# [Set problem]
Do not include the pictures; repeat the rest of the data exactly.

BEGIN Stored data

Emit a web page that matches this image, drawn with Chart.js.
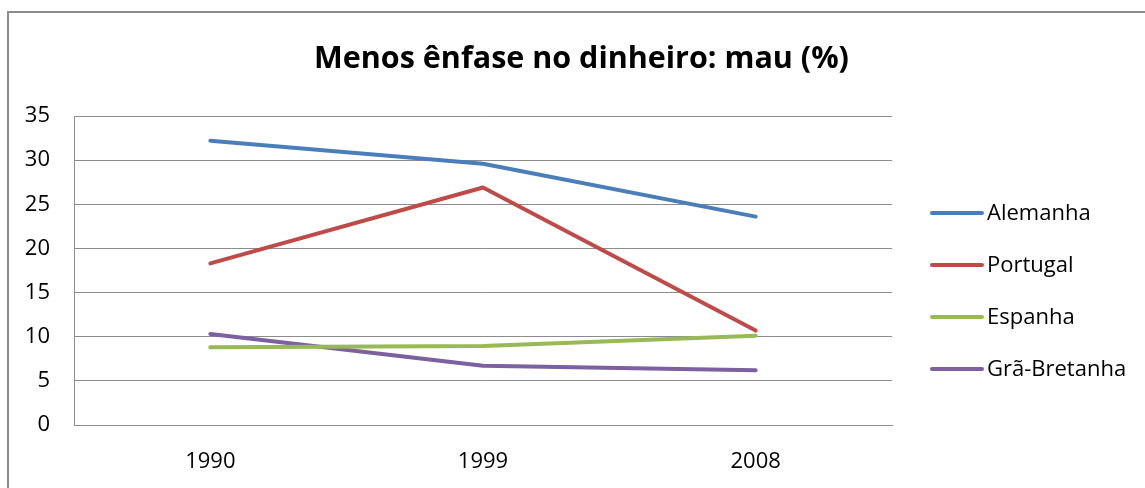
<!DOCTYPE html>
<html>
<head>
    <meta charset="UTF-8">
    <title>Menos ênfase no dinheiro: mau (%)</title>
    <script src="https://cdn.jsdelivr.net/npm/chart.js"></script>
    <style>
        body { margin: 0; background: #fff; overflow: hidden; }
        #frame {
            position: absolute; left: 7px; top: 11px; width: 1200px; height: 600px;
            border-left: 2px solid #8c8c8c; border-top: 2px solid #8c8c8c;
        }
        #wrap { position: absolute; left: 0; top: 0; width: 1145px; height: 488px; }
    </style>
</head>
<body>
    <div id="frame"></div>
    <div id="wrap"><canvas id="chart" width="1145" height="488"></canvas></div>

    <script>
        // Dados do grafico
        var chartTitle = 'Menos ênfase no dinheiro: mau (%)';
        var years = ['1990', '1999', '2008'];
        var alemanha = [32.2, 29.6, 23.6];
        var portugal = [18.3, 26.9, 10.7];
        var espanha = [8.8, 8.95, 10.1];
        var graBretanha = [10.3, 6.7, 6.2];
        var seriesNames = ['Alemanha', 'Portugal', 'Espanha', 'Grã-Bretanha'];
        var seriesColors = ['#4A7EBB', '#BE4B48', '#98B954', '#7D60A0'];
        var yTicks = [0, 5, 10, 15, 20, 25, 30, 35];

        var fontFamily = "'Open Sans', sans-serif";
        var gridColor = '#8c8c8c';

        function makeDataset(i, values) {
            return {
                label: seriesNames[i],
                data: values,
                borderColor: seriesColors[i],
                backgroundColor: seriesColors[i],
                borderWidth: 4,
                borderCapStyle: 'round',
                borderJoinStyle: 'round',
                pointRadius: 0,
                pointHoverRadius: 0,
                tension: 0,
                fill: false
            };
        }

        // Titulo e legenda no estilo do Excel (legenda a direita, titulo centrado no quadro)
        var excelTitleLegend = {
            id: 'excelTitleLegend',
            afterDraw: function(chart) {
                var c = chart.ctx;
                var area = chart.chartArea;
                c.save();
                c.fillStyle = '#000';
                c.font = 'bold 30.5px ' + fontFamily;
                c.textAlign = 'center';
                c.textBaseline = 'alphabetic';
                c.fillText(chartTitle, chart.width / 2 + 9, 68);

                c.font = '22px ' + fontFamily;
                c.textAlign = 'left';
                c.textBaseline = 'middle';
                c.lineWidth = 4;
                c.lineCap = 'round';
                chart.data.datasets.forEach(function(ds, i) {
                    var y = area.top + 97 + i * 52;
                    c.strokeStyle = ds.borderColor;
                    c.beginPath();
                    c.moveTo(area.right + 40, y);
                    c.lineTo(area.right + 90, y);
                    c.stroke();
                    c.fillText(ds.label, area.right + 95, y + 1);
                });
                c.restore();
            }
        };

        var ctx = document.getElementById('chart').getContext('2d');
        var chart = new Chart(ctx, {
            type: 'line',
            data: {
                labels: years,
                datasets: [
                    makeDataset(0, alemanha),
                    makeDataset(1, portugal),
                    makeDataset(2, espanha),
                    makeDataset(3, graBretanha)
                ]
            },
            options: {
                responsive: false,
                animation: false,
                layout: { padding: { left: 20, right: 253, top: 116, bottom: 0 } },
                plugins: {
                    title: { display: false },
                    legend: { display: false },
                    tooltip: { enabled: false }
                },
                scales: {
                    x: {
                        offset: true,
                        grid: { display: false, drawTicks: false },
                        border: { display: true, color: gridColor, width: 1 },
                        ticks: {
                            color: '#000',
                            font: { family: fontFamily, size: 22 },
                            padding: 24,
                            maxRotation: 0
                        },
                        afterFit: function(scale) { scale.height = 63; }
                    },
                    y: {
                        min: 0,
                        max: 35,
                        grid: { color: gridColor, lineWidth: 1, drawTicks: false },
                        border: { display: true, color: gridColor, width: 1 },
                        afterBuildTicks: function(scale) {
                            scale.ticks = yTicks.map(function(v) { return { value: v }; });
                        },
                        ticks: {
                            color: '#000',
                            font: { family: fontFamily, size: 22 },
                            padding: 24
                        },
                        afterFit: function(scale) { scale.width = 54; }
                    }
                }
            },
            plugins: [excelTitleLegend]
        });
    </script>
</body>
</html>
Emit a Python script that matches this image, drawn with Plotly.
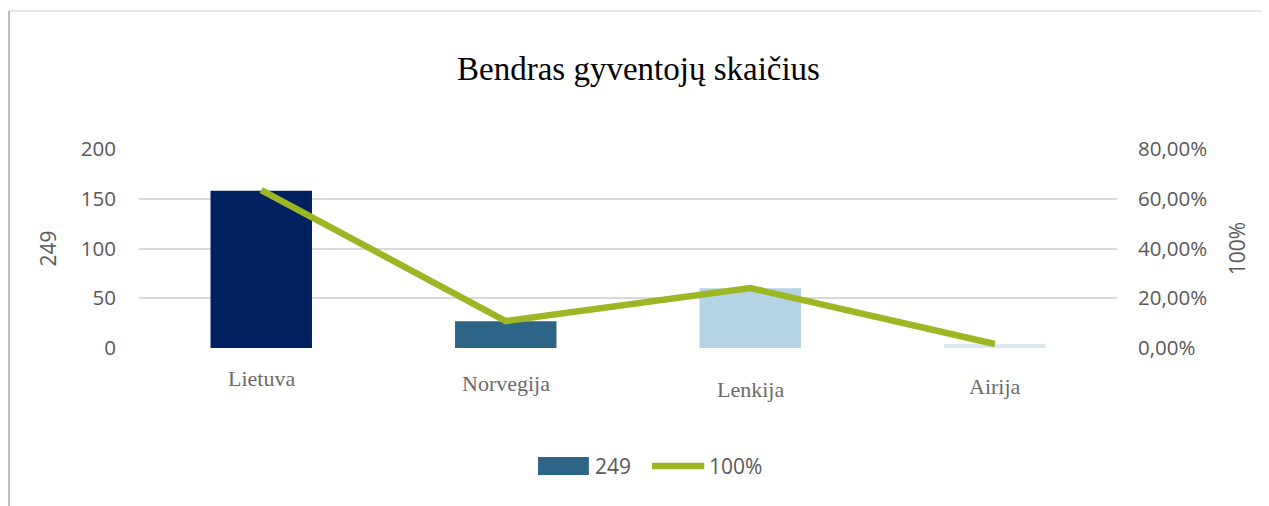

END Stored data

# [Exercise solution]
Emit a web page that matches this image, drawn with Chart.js.
<!DOCTYPE html>
<html>
<head>
    <meta charset="UTF-8">
    <title>Menos ênfase no dinheiro: mau (%)</title>
    <script src="https://cdn.jsdelivr.net/npm/chart.js"></script>
    <style>
        body { margin: 0; background: #fff; overflow: hidden; }
        #frame {
            position: absolute; left: 7px; top: 11px; width: 1200px; height: 600px;
            border-left: 2px solid #8c8c8c; border-top: 2px solid #8c8c8c;
        }
        #wrap { position: absolute; left: 0; top: 0; width: 1145px; height: 488px; }
    </style>
</head>
<body>
    <div id="frame"></div>
    <div id="wrap"><canvas id="chart" width="1145" height="488"></canvas></div>

    <script>
        // Dados do grafico
        var chartTitle = 'Menos ênfase no dinheiro: mau (%)';
        var years = ['1990', '1999', '2008'];
        var alemanha = [32.2, 29.6, 23.6];
        var portugal = [18.3, 26.9, 10.7];
        var espanha = [8.8, 8.95, 10.1];
        var graBretanha = [10.3, 6.7, 6.2];
        var seriesNames = ['Alemanha', 'Portugal', 'Espanha', 'Grã-Bretanha'];
        var seriesColors = ['#4A7EBB', '#BE4B48', '#98B954', '#7D60A0'];
        var yTicks = [0, 5, 10, 15, 20, 25, 30, 35];

        var fontFamily = "'Open Sans', sans-serif";
        var gridColor = '#8c8c8c';

        function makeDataset(i, values) {
            return {
                label: seriesNames[i],
                data: values,
                borderColor: seriesColors[i],
                backgroundColor: seriesColors[i],
                borderWidth: 4,
                borderCapStyle: 'round',
                borderJoinStyle: 'round',
                pointRadius: 0,
                pointHoverRadius: 0,
                tension: 0,
                fill: false
            };
        }

        // Titulo e legenda no estilo do Excel (legenda a direita, titulo centrado no quadro)
        var excelTitleLegend = {
            id: 'excelTitleLegend',
            afterDraw: function(chart) {
                var c = chart.ctx;
                var area = chart.chartArea;
                c.save();
                c.fillStyle = '#000';
                c.font = 'bold 30.5px ' + fontFamily;
                c.textAlign = 'center';
                c.textBaseline = 'alphabetic';
                c.fillText(chartTitle, chart.width / 2 + 9, 68);

                c.font = '22px ' + fontFamily;
                c.textAlign = 'left';
                c.textBaseline = 'middle';
                c.lineWidth = 4;
                c.lineCap = 'round';
                chart.data.datasets.forEach(function(ds, i) {
                    var y = area.top + 97 + i * 52;
                    c.strokeStyle = ds.borderColor;
                    c.beginPath();
                    c.moveTo(area.right + 40, y);
                    c.lineTo(area.right + 90, y);
                    c.stroke();
                    c.fillText(ds.label, area.right + 95, y + 1);
                });
                c.restore();
            }
        };

        var ctx = document.getElementById('chart').getContext('2d');
        var chart = new Chart(ctx, {
            type: 'line',
            data: {
                labels: years,
                datasets: [
                    makeDataset(0, alemanha),
                    makeDataset(1, portugal),
                    makeDataset(2, espanha),
                    makeDataset(3, graBretanha)
                ]
            },
            options: {
                responsive: false,
                animation: false,
                layout: { padding: { left: 20, right: 253, top: 116, bottom: 0 } },
                plugins: {
                    title: { display: false },
                    legend: { display: false },
                    tooltip: { enabled: false }
                },
                scales: {
                    x: {
                        offset: true,
                        grid: { display: false, drawTicks: false },
                        border: { display: true, color: gridColor, width: 1 },
                        ticks: {
                            color: '#000',
                            font: { family: fontFamily, size: 22 },
                            padding: 24,
                            maxRotation: 0
                        },
                        afterFit: function(scale) { scale.height = 63; }
                    },
                    y: {
                        min: 0,
                        max: 35,
                        grid: { color: gridColor, lineWidth: 1, drawTicks: false },
                        border: { display: true, color: gridColor, width: 1 },
                        afterBuildTicks: function(scale) {
                            scale.ticks = yTicks.map(function(v) { return { value: v }; });
                        },
                        ticks: {
                            color: '#000',
                            font: { family: fontFamily, size: 22 },
                            padding: 24
                        },
                        afterFit: function(scale) { scale.width = 54; }
                    }
                }
            },
            plugins: [excelTitleLegend]
        });
    </script>
</body>
</html>
Emit a Python script that matches this image, drawn with Plotly.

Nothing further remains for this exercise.